2. I just found out that Coffee and Kung Fu will be translated into Hungarian! What a trip to not be able to read something I wrote! (Unless I learn Hungarian between now and the time the translation is released....)
Be Thou My Vision. The reason I’m robbing (and twisting) the title of that beautiful church hymn for this installment is simple: A character’s vision of the world is--or should be--the writer’s vision.
Why?
Because each one of us is unique. We hear that a lot thanks to pop psychology, but it’s true. Three people involved in the same car accident will not remember the same details or have the same emotions during or about the accident. If they did, the police wouldn’t bother to question more than one person at the scene.
Each one of us is unique because we have each seen the bully in Kindergarten, the head cheerleader, the old Mustang, Mom, Dad, Cousin Charley ... the world ... through our own eyes. An honest recall of events in our pasts should result in different memories. An honest assessment of the world around us should result in different opinions, different visions.
The trouble is, we’re pack animals (as in wolf pack). And we want to fit in with what the people around us think and believe and say and do. So when five teenagers walk out of a movie, no one wants to give an opinion until someone else does. So when an author sits down to write a book, she or he is suddenly wondering how to create a character that the editor or agent will love. “Will my heroine be likeable and sympathetic enough?” the author asks herself. “Is my hero’s fatal flaw forgivable?” another author asks himself.

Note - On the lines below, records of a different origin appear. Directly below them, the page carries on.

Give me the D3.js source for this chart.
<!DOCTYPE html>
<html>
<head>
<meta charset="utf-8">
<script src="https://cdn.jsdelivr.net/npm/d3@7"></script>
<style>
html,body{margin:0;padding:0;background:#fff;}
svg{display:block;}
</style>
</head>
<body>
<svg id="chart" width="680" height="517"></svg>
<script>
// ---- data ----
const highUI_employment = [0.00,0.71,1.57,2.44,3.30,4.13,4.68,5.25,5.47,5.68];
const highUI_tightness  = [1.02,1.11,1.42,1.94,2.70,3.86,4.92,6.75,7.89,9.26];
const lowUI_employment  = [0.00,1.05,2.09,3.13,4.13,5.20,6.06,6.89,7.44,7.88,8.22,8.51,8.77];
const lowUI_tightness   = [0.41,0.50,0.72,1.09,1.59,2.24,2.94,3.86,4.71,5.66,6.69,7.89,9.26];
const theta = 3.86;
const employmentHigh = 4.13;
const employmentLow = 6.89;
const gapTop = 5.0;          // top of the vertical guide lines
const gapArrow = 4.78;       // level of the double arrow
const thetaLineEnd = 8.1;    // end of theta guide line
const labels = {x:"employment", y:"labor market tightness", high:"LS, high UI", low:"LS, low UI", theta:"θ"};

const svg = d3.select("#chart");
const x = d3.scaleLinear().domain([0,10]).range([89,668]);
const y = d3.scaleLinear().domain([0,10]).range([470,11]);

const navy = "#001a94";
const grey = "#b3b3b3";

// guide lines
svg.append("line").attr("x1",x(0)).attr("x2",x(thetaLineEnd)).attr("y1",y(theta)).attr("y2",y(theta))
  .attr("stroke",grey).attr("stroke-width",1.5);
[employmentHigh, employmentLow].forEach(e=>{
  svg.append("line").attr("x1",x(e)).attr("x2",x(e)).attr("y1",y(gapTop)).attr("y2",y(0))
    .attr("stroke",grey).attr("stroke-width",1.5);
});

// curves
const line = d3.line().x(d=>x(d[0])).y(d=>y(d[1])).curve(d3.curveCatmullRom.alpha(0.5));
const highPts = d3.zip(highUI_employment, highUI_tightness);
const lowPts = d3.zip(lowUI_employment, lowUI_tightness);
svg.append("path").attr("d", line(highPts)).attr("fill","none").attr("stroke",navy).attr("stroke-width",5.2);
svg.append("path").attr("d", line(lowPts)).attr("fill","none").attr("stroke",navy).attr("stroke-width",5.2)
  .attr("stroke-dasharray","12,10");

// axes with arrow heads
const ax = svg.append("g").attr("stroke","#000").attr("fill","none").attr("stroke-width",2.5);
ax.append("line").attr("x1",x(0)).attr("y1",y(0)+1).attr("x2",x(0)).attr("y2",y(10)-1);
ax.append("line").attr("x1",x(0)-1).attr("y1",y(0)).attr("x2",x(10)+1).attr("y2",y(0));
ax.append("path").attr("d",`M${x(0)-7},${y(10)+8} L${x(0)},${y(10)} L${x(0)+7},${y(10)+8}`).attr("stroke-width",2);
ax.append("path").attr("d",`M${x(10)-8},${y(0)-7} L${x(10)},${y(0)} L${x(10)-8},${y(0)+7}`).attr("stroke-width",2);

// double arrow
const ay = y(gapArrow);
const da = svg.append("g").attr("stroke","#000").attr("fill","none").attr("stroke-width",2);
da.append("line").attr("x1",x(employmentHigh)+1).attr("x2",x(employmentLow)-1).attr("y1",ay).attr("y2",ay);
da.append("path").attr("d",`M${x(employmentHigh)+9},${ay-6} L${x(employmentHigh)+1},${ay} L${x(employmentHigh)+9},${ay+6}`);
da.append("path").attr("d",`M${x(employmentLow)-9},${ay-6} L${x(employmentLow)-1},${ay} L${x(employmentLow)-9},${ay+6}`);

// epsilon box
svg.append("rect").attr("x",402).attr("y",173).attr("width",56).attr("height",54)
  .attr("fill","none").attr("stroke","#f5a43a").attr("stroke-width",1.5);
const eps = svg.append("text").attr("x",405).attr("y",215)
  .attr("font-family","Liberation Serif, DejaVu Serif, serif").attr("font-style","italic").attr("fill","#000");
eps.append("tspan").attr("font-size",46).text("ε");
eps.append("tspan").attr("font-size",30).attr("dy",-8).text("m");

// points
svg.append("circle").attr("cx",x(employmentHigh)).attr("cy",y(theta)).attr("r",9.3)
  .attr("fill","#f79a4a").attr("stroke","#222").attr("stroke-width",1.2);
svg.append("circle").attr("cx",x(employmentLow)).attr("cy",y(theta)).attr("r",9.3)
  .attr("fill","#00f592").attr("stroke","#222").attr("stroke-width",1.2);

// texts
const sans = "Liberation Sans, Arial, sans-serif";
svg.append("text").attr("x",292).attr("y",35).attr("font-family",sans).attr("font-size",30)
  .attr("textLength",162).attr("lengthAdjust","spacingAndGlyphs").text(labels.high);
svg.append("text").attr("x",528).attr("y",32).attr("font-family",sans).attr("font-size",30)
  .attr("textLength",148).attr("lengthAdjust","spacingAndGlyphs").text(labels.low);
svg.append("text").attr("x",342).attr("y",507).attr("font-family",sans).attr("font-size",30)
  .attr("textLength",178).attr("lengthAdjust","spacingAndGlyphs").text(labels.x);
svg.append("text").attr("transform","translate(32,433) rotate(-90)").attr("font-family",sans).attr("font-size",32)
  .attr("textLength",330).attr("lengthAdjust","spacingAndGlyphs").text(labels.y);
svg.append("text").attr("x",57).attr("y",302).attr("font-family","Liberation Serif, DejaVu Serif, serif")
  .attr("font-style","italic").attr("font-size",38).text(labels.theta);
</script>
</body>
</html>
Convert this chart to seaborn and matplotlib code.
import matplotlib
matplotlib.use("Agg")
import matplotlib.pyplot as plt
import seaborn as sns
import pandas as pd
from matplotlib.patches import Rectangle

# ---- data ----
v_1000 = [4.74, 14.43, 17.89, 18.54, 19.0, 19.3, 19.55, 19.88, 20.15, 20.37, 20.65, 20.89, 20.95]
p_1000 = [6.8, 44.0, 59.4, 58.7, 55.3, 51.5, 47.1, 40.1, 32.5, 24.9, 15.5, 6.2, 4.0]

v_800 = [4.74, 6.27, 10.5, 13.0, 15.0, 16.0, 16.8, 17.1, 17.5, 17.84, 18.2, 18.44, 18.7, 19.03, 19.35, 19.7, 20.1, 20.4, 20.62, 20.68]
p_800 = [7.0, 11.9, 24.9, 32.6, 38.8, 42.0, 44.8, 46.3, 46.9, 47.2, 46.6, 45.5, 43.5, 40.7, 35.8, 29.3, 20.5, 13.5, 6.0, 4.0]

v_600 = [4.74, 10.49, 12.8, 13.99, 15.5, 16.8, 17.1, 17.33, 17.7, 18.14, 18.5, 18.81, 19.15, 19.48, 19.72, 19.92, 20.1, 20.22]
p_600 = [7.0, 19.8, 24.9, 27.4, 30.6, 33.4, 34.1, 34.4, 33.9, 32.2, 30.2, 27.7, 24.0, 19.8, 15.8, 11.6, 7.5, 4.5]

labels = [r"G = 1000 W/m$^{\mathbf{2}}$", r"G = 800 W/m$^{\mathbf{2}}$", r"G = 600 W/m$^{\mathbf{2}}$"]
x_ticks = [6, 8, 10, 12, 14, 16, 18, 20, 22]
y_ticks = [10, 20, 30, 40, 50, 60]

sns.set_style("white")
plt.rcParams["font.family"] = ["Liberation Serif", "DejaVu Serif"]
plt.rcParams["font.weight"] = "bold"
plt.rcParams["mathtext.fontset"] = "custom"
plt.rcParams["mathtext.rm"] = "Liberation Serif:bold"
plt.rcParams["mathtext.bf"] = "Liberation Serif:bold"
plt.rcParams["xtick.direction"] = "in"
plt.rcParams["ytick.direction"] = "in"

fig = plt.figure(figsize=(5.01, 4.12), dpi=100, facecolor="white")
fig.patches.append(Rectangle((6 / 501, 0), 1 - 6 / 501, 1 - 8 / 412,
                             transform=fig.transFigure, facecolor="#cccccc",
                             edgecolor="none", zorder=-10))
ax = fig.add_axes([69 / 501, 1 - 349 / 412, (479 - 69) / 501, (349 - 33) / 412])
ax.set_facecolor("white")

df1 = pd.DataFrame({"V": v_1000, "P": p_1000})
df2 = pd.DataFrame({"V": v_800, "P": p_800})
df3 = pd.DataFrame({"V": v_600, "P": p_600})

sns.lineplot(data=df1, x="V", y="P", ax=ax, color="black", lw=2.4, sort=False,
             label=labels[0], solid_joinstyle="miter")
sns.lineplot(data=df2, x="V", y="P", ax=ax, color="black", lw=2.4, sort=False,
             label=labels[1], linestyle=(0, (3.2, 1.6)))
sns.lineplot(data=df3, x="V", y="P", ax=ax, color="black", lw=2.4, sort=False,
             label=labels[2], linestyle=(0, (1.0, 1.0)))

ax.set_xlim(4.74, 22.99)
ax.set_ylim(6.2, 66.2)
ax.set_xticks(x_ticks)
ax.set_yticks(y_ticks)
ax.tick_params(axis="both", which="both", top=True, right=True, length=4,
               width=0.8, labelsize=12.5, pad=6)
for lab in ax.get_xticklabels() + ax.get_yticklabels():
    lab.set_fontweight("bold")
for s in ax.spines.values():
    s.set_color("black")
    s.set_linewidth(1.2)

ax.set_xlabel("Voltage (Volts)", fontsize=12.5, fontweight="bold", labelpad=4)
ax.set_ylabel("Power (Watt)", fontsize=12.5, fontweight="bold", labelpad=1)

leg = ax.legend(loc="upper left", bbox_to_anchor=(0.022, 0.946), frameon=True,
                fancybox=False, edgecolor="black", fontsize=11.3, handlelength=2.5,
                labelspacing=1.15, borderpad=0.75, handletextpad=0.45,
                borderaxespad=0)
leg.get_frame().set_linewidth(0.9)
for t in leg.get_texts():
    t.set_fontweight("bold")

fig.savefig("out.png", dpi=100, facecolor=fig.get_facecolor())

And a character which would have sprung forth from the author’s vision as an honest, creative, thinking character, shrivels into an imitation of something the author read yesterday or watched on the latest made-for-television movie.
What makes a character honest? An author being willing to risk telling his or her honest emotions, viewpoints, ideas ... vision. An honest author with an honest vision will create characters who can see.
Is it possible for an author to be 100% honest with himself or herself all the time? Probably not. But that shouldn't stop authors--or anyone--from trying.